Foto: Brenno Carvalho / Agência O Globo
Eleito com a promessa de ampliar a transparência no governo, o presidente Lula acumula no terceiro mandato episódios nos quais foi imposto algum tipo de barreira para o acesso a informações públicas. Das agendas de compromissos de ministros a documentos relacionados a repasses de dinheiro para estados e municípios, o Executivo tem adotado interpretações da lei para manter dados sob sigilo. Em alguns casos, porém, recuou após recomendações jurídicas.
Em maio, o Ministério da Gestão (MGI) voltou atrás de restringir o acesso a um conjunto de 16 milhões de documentos relativos a prestações de contas de convênios no sistema TransfereGov — plataforma que centraliza dados sobre transferências de recursos públicos. O MGI alegou que os arquivos podiam conter dados pessoais e, por isso, deveriam ser protegidos para que não houvesse descumprimento da Lei Geral de Proteção de Dados (LGPD).
A decisão de liberar esse acervo foi tomada após o GLOBO revelar que a Advocacia Geral da União (AGU) tinha entendimento diferente sobre a necessidade de sigilo desses documentos. Procurada, a pasta disse que, após consulta ao órgão jurídico, “foi pactuado o retorno do download de documentos anexos aos contratos e convênios registrados no Transferegov”.

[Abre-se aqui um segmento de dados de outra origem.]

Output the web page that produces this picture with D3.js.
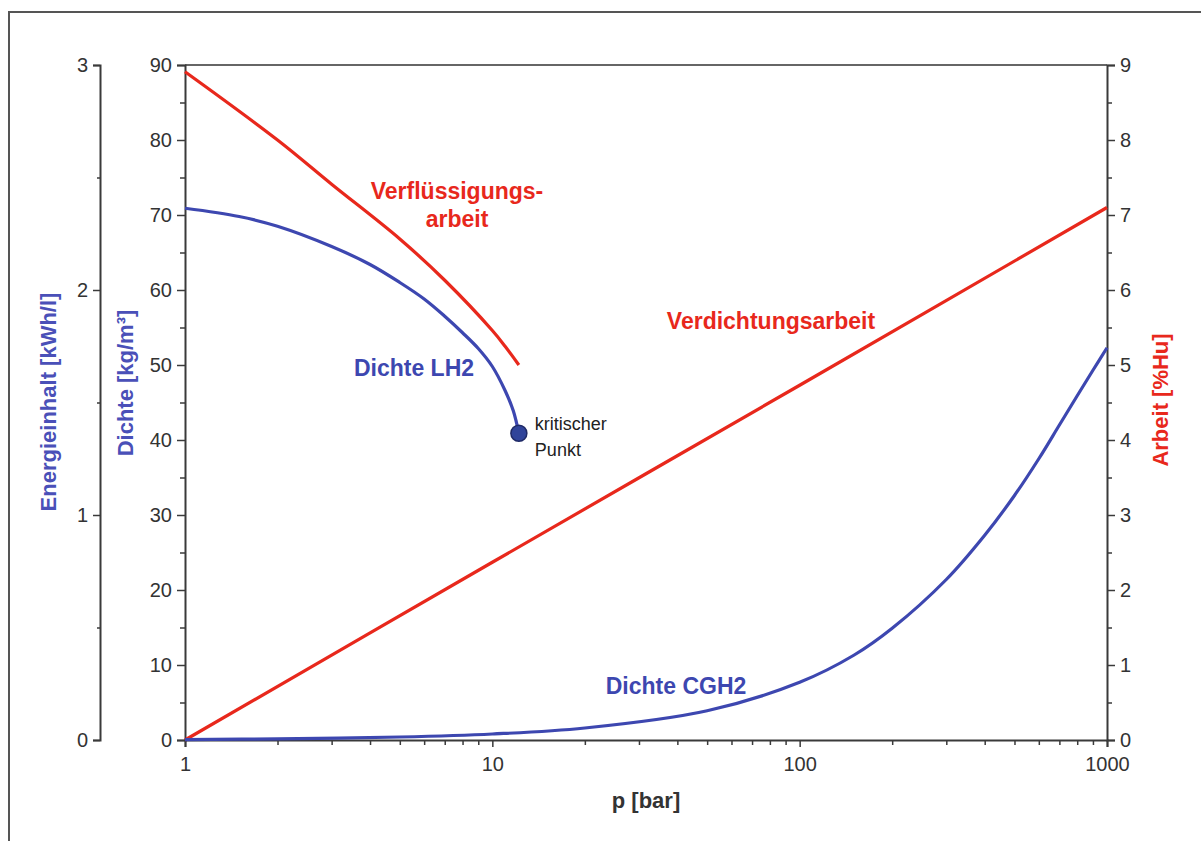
<!DOCTYPE html>
<html><head><meta charset="utf-8">
<script src="https://cdn.jsdelivr.net/npm/d3@7"></script>
<style>
body{margin:0;background:#fff;}
svg{display:block;font-family:"Liberation Sans",Arial,sans-serif;}
</style></head>
<body>
<svg id="c" width="1201" height="841"></svg>
<script>
// ---- data ----
const pLH2 = [1, 1.5, 2, 3, 4, 5, 6, 7, 8, 9, 10, 11, 11.7, 12.2];
const dichteLH2 = [70.9, 69.8, 68.5, 65.8, 63.4, 61.0, 58.8, 56.5, 54.3, 52.2, 49.8, 46.6, 43.9, 40.9];
const pVerfl = [1, 2, 3, 5, 7, 10, 11, 12.2];
const verfluessigungsarbeit = [8.91, 8.0, 7.41, 6.68, 6.13, 5.46, 5.25, 5.0];
const pVerd = [1, 10, 100, 1000];
const verdichtungsarbeit = [0, 2.37, 4.73, 7.1];
const pCGH2 = [1, 2, 5, 10, 20, 50, 100, 150, 200, 300, 400, 500, 600, 700, 800, 900, 1000];
const dichteCGH2 = [0.05, 0.15, 0.4, 0.8, 1.6, 3.9, 7.7, 11.3, 14.9, 21.4, 27.3, 32.6, 37.5, 42.0, 45.9, 49.3, 52.3];
const kritischerPunkt = {p: 12.2, dichte: 40.9};
const xTicks = [1, 10, 100, 1000];
const dichteTicks = [0, 10, 20, 30, 40, 50, 60, 70, 80, 90];
const energieTicks = [0, 1, 2, 3];
const arbeitTicks = [0, 1, 2, 3, 4, 5, 6, 7, 8, 9];

const svg = d3.select("#c");
const blue = "#3d47b0", red = "#e8281c", axisC = "#3a3a3a", textC = "#333";
const L = 185, R = 1107, T = 65, B = 740;

const x = d3.scaleLog().domain([1, 1000]).range([L, R]);
const yD = d3.scaleLinear().domain([0, 90]).range([B, T]);
const yE = d3.scaleLinear().domain([0, 3]).range([B, T]);
const yA = d3.scaleLinear().domain([0, 9]).range([B, T]);

// outer frame
svg.append("path").attr("d", "M9,841 V12 H1201").attr("fill", "none").attr("stroke", "#555").attr("stroke-width", 2);

// top border of plot
svg.append("line").attr("x1", L).attr("x2", R).attr("y1", T).attr("y2", T).attr("stroke", "#666").attr("stroke-width", 2);

function styleAxis(g){
  g.selectAll(".domain").attr("stroke", axisC).attr("stroke-width", 2);
  g.selectAll(".tick line").attr("stroke", axisC).attr("stroke-width", 1.5);
  g.selectAll(".tick text").attr("fill", textC).attr("font-size", 20);
}

// minor ticks
const minorX = [];
[1, 10, 100].forEach(d => { for (let k = 2; k <= 9; k++) minorX.push(d * k); });
const minorD = d3.range(5, 90, 10);
const minorE = [0.5, 1.5, 2.5];
const minorA = d3.range(0.5, 9, 1);

// x axis
const gx = svg.append("g").attr("transform", `translate(0,${B})`)
  .call(d3.axisBottom(x).tickValues(xTicks).tickFormat(d3.format("d")).tickSize(7).tickPadding(10));
styleAxis(gx);
const gxm = svg.append("g").attr("transform", `translate(0,${B})`)
  .call(d3.axisBottom(x).tickValues(minorX).tickFormat("").tickSize(5));
styleAxis(gxm); gxm.select(".domain").remove();

// left Dichte axis
const gd = svg.append("g").attr("transform", `translate(${L},0)`)
  .call(d3.axisLeft(yD).tickValues(dichteTicks).tickSize(8).tickPadding(5));
styleAxis(gd);
const gdm = svg.append("g").attr("transform", `translate(${L},0)`)
  .call(d3.axisLeft(yD).tickValues(minorD).tickFormat("").tickSize(5));
styleAxis(gdm); gdm.select(".domain").remove();

// Energie axis
const ge = svg.append("g").attr("transform", `translate(100,0)`)
  .call(d3.axisLeft(yE).tickValues(energieTicks).tickFormat(d3.format("d")).tickSize(7).tickPadding(5));
styleAxis(ge);
const gem = svg.append("g").attr("transform", `translate(100,0)`)
  .call(d3.axisLeft(yE).tickValues(minorE).tickFormat("").tickSize(3));
styleAxis(gem); gem.select(".domain").remove();

// right Arbeit axis
const ga = svg.append("g").attr("transform", `translate(${R},0)`)
  .call(d3.axisRight(yA).tickValues(arbeitTicks).tickSize(8).tickPadding(5));
styleAxis(ga);
const gam = svg.append("g").attr("transform", `translate(${R},0)`)
  .call(d3.axisRight(yA).tickValues(minorA).tickFormat("").tickSize(5));
styleAxis(gam); gam.select(".domain").remove();

// curves
const line = (xs, ys, ysc) => d3.line().x((d, i) => x(xs[i])).y((d) => ysc(d)).curve(d3.curveCatmullRom.alpha(0.5))(ys);
svg.append("path").attr("d", line(pVerd, verdichtungsarbeit, yA)).attr("fill", "none").attr("stroke", red).attr("stroke-width", 3.2);
svg.append("path").attr("d", line(pCGH2, dichteCGH2, yD)).attr("fill", "none").attr("stroke", blue).attr("stroke-width", 3.2);
svg.append("path").attr("d", line(pVerfl, verfluessigungsarbeit, yA)).attr("fill", "none").attr("stroke", red).attr("stroke-width", 3.2);
svg.append("path").attr("d", line(pLH2, dichteLH2, yD)).attr("fill", "none").attr("stroke", blue).attr("stroke-width", 3.2);

// critical point
svg.append("circle").attr("cx", x(kritischerPunkt.p)).attr("cy", yD(kritischerPunkt.dichte)).attr("r", 8)
  .attr("fill", "#30449a").attr("stroke", "#1f2a66").attr("stroke-width", 1.5);
svg.append("text").attr("x", x(kritischerPunkt.p) + 16).attr("y", yD(kritischerPunkt.dichte) - 3)
  .attr("font-size", 18).attr("fill", "#222").text("kritischer");
svg.append("text").attr("x", x(kritischerPunkt.p) + 16).attr("y", yD(kritischerPunkt.dichte) + 23)
  .attr("font-size", 18).attr("fill", "#222").text("Punkt");

// curve labels
function lab(t, xx, yy, col){
  svg.append("text").attr("x", xx).attr("y", yy).attr("text-anchor", "middle")
    .attr("font-size", 23).attr("font-weight", "bold").attr("fill", col).text(t);
}
lab("Verflüssigungs-", 457, 199, red);
lab("arbeit", 457, 227, red);
lab("Verdichtungsarbeit", 771, 329, red);
lab("Dichte LH2", 414, 376, blue);
lab("Dichte CGH2", 676, 694, blue);

// axis titles
svg.append("text").attr("x", 646).attr("y", 808).attr("text-anchor", "middle")
  .attr("font-size", 22).attr("font-weight", "bold").attr("fill", "#333").text("p [bar]");
function vlab(t, xx, yy, col){
  svg.append("text").attr("transform", `translate(${xx},${yy}) rotate(-90)`).attr("text-anchor", "middle")
    .attr("font-size", 22).attr("font-weight", "bold").attr("fill", col).text(t);
}
vlab("Energieinhalt [kWh/l]", 56, 402, "#4a50b8");
vlab("Dichte [kg/m³]", 133, 383, "#4a50b8");
vlab("Arbeit [%Hu]", 1168, 400, red);
</script>
</body></html>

A Secretaria de Comunicação da Presidência afirma que o governo tem “compromisso com a transparência dos atos desta gestão e na administração dos recursos públicos, em consonância com a legislação vigente”.
Desde abril, compromissos públicos da primeira-dama, Rosângela Silva, a Janja, são divulgados, seguindo recomendação da AGU. A norma determina a divulgação de participantes de reuniões, despesas pagas com recursos públicos e viagens oficiais. O entendimento anterior era que, por Janja não exercer função pública, os dados não estariam sujeitos à Lei de Acesso à Informação (LAI).
Mas mesmo obrigados a divulgar suas agendas, integrantes do governo já chegaram a omitir seus compromissos públicos. Pelas normas da Controladoria-Geral da União (CGU), os titulares das pastas têm até uma semana para incluir em um sistema específico as reuniões e eventos dos quais participaram.
Em 2022, quando ainda era candidato, Lula criticou sigilos impostos por seu antecessor, Jair Bolsonaro, e prometeu dar mais transparência à gestão. Na prática, porém, o governo manteve sob sigilo uma série de informações da sua gestão, como despesas com o helicóptero presidencial e com alimentação no Palácio da Alvorada, e até ampliou o uso do sigilo de 100 anos.
Prática recorrente
Entre janeiro de 2023 e 20 de dezembro de 2024, foram 3.210 negativas a pedidos via LAI com base em suposta proteção de dados pessoais, o que, na prática, representa a imposição do sigilo centenário. Houve alta de 8,4% em relação ao mesmo período da gestão Bolsonaro.
A respeito do sigilo de 100 anos, a CGU disse que editou, em setembro de 2024, dois novos enunciados sobre o tema. Um deles determina que o prazo de restrição seja presumidamente de 15 anos, caso não haja indicação expressa de outro prazo. “Cada órgão público é responsável pelo tratamento das informações sob sua guarda, devendo equilibrar a divulgação de dados de interesse coletivo com a proteção dos dados pessoais”, acrescentou.
Professor da FGV, Gregory Michener afirma que a falta de transparência em relação ao governo é algo enraizado no Estado brasileiro:
“O Brasil está ficando mais paroquial e a falta de transparência é reflexo disso. O presidente Lula, enfraquecido no Legislativo, está refém das forças da opacidade”.
Gerente de programas da Transparência Internacional, Renato Morgado avalia que ainda há falhas relevantes no acesso a informações de interesse público, embora tenha havido avanços recentes:
“A persistência de lacunas evidencia a necessidade de aprimoramento contínuo das políticas e práticas”.